See: Borghans, L., ter Weel, B., & Weinberg, B. A. “People people: Social capital and the labor-market outcomes of underrepresented groups (2006); Dorf, M.C. and Sabel, C.F. “A Constitution of Democratic Experimentalism,” Columbia Law Review, vol. 98, no. 2 (March 1998);  Hochschild, A.R., The Managed heart: Commercialization of Human Feeling, 20th anniversary edition (Berkeley: University of California Press, 2003).

decoding the college tuition sticker price

(Washington, DC) Tuition at Stanford is $41,000/year. But Keith Humphries notes that Stanford offers substantial financial aid, so that families that earn $100,000 per year pay no tuition. After mentioning that Stanford’s endowment is $17 billion, he says, “There are many ways for a wealthy university to allocate its resources … I am proud to say [Stanford] has chosen to spend heavily on ensuring that anyone who is admitted can afford to attend.”

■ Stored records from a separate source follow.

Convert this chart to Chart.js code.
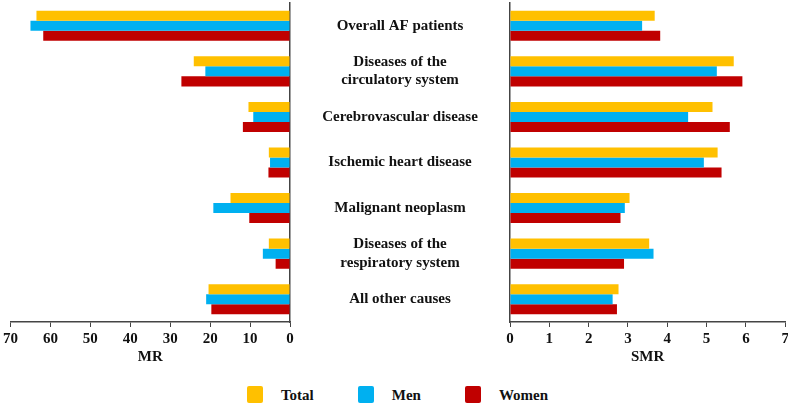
<!DOCTYPE html>
<html>
<head>
<meta charset="utf-8">
<script src="https://cdn.jsdelivr.net/npm/chart.js@4"></script>
<style>
  body { margin: 0; background: #fff; }
  #wrap { position: relative; width: 788px; height: 403px; overflow: hidden; background: #fff; }
  #left { position: absolute; left: 0; top: 0; }
  #right { position: absolute; left: 500px; top: 0; }
  #legend { position: absolute; left: 0; top: 386px; width: 795px; display: flex; justify-content: center;
            font: bold 15px "Liberation Serif", "Times New Roman", serif; color: #111; }
  #legend .item { display: flex; align-items: flex-start; }
  #legend .box { width: 16px; height: 17px; border-radius: 2px; margin-right: 18px; }
  #legend .lbl { line-height: 18px; }
</style>
</head>
<body>
<div id="wrap">
  <canvas id="left" width="510" height="370"></canvas>
  <canvas id="right" width="292" height="370"></canvas>
  <div id="legend"></div>
</div>
<script>
'use strict';

const categories = [
  'Overall AF patients',
  ['Diseases of the', 'circulatory system'],
  'Cerebrovascular disease',
  'Ischemic heart disease',
  'Malignant neoplasm',
  ['Diseases of the', 'respiratory system'],
  'All other causes'
]
const seriesNames = ['Total', 'Men', 'Women']
const seriesColors = ['#FFC000', '#00B0F0', '#C00000']

// mortality rate (left panel)
const mrTotal = [63.5, 24.1, 10.4, 5.3, 14.9, 5.3, 20.4]
const mrMen = [65.0, 21.2, 9.2, 5.0, 19.2, 6.8, 21.0]
const mrWomen = [61.8, 27.2, 11.8, 5.4, 10.2, 3.6, 19.7]

// standardized mortality ratio (right panel)
const smrTotal = [3.68, 5.69, 5.15, 5.28, 3.04, 3.54, 2.76]
const smrMen = [3.36, 5.26, 4.53, 4.93, 2.92, 3.65, 2.61]
const smrWomen = [3.82, 5.91, 5.59, 5.38, 2.81, 2.90, 2.72]

const fontFamily = '"Liberation Serif", "Times New Roman", serif'
const font = { family: fontFamily, size: 15, weight: 'bold', lineHeight: 1.22 }
const axisColor = '#444'

// centre the category labels in the gap between the two panels
const m = document.createElement('canvas').getContext('2d')
m.font = 'bold 15px ' + fontFamily
const widest = Math.max(...categories.flat().map(s => m.measureText(s).width))
const labelPad = 110 - widest / 2

function makeSets(values) {
    return values.map((v, i) => ({
        label: seriesNames[i],
        data: v,
        backgroundColor: seriesColors[i],
        borderWidth: 0,
        barPercentage: 1.0,
        categoryPercentage: 0.66
    }))
}

function xAxis(max, title, reverse) {
    return {
        min: 0, max: max, reverse: reverse,
        ticks: { stepSize: max / 7, color: '#111', font: font, padding: 3, maxRotation: 0 },
        grid: { drawOnChartArea: false, drawTicks: true, tickLength: 5, color: axisColor },
        border: { display: true, color: axisColor, width: 1.5 },
        title: { display: true, text: title, color: '#111', font: font, padding: { top: 0, bottom: 4 } },
        afterFit: (s) => { s.height = 48 }
    }
}

Chart.defaults.font.family = fontFamily

new Chart(document.getElementById('left'), {
    type: 'bar',
    data: { labels: categories, datasets: makeSets([mrTotal, mrMen, mrWomen]) },
    options: {
        indexAxis: 'y',
        responsive: false,
        animation: false,
        layout: { padding: { left: 9, top: 3, right: 0, bottom: 0 } },
        plugins: { legend: { display: false }, tooltip: { enabled: false } },
        scales: {
            x: xAxis(70, 'MR', true),
            y: {
                position: 'right',
                ticks: { color: '#111', font: font, crossAlign: 'center', padding: labelPad },
                grid: { display: false, drawTicks: false },
                border: { display: true, color: axisColor, width: 1.5 },
                afterFit: (s) => {
                    s.width = 220
                    s.paddingTop = 0
                    s.paddingBottom = 0
                }
            }
        }
    }
})

new Chart(document.getElementById('right'), {
    type: 'bar',
    data: { labels: categories, datasets: makeSets([smrTotal, smrMen, smrWomen]) },
    options: {
        indexAxis: 'y',
        responsive: false,
        animation: false,
        layout: { padding: { left: 10, top: 3, right: 3, bottom: 0 } },
        plugins: { legend: { display: false }, tooltip: { enabled: false } },
        scales: {
            x: xAxis(7, 'SMR', false),
            y: {
                position: 'left',
                ticks: { display: false },
                grid: { display: false, drawTicks: false },
                border: { display: true, color: axisColor, width: 1.5 },
                afterFit: (s) => { s.width = 0 }
            }
        }
    }
})

// legend
const legend = document.getElementById('legend')
seriesNames.forEach((name, i) => {
    const item = document.createElement('div')
    item.className = 'item'
    if (i < seriesNames.length - 1) item.style.marginRight = '44px'
    item.innerHTML = `<div class="box" style="background:${seriesColors[i]}"></div><div class="lbl">${name}</div>`
    legend.appendChild(item)
})
</script>
</body>
</html>
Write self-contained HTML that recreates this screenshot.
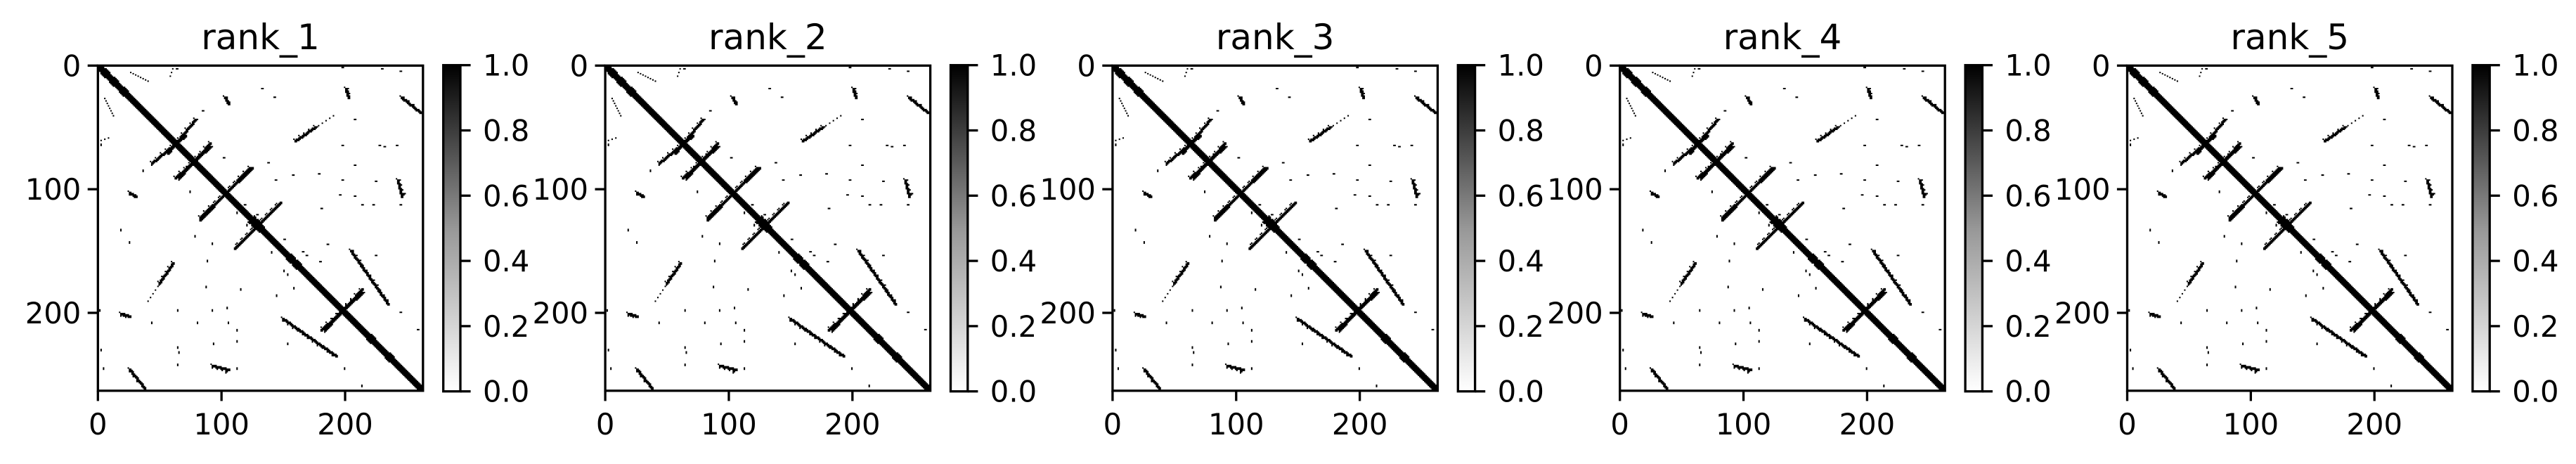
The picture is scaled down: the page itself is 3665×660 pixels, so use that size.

I don’t think the implication is correct. It sounds as if undergraduate education costs Stanford $41,000/student, but it deploys its endowment income to defray those costs for middle-class applicants. But the price tag is the same at many private institutions that have far smaller endowments, that seem to have similar costs per student, and that also provide quite a bit of financial aid. Their aid packages for a family with 6-figure income may not match Stanford’s, but they often come close.

I’m pretty sure this is what is going on: There are thousands of families in the top 10% of the income distribution whose kids are highly qualified for college and who want to get into name-brand institutions. It is easy for those families to spend $41,000/year on tuition; their concern is whether their children will be admitted. To charge them anything less than $41,000 is just leaving money on the table–money that can be used for a variety of worthy educational purposes, including scholarships. But if you charge everyone $41,000, you will end up with a much more homogeneous and less talented student body than you want. So you plan to discount in pursuit of both excellence and diversity. As long as the real cost of education is well under $41,000, you can discount tuition for many students without using any endowment income. In fact, I figure that the real cost per student of an excellent college education is more like $15,000. Setting the base price much higher than that generates resources that can be used for good purposes. The problem, however, is that many families see the sticker price and assume that college is not for them.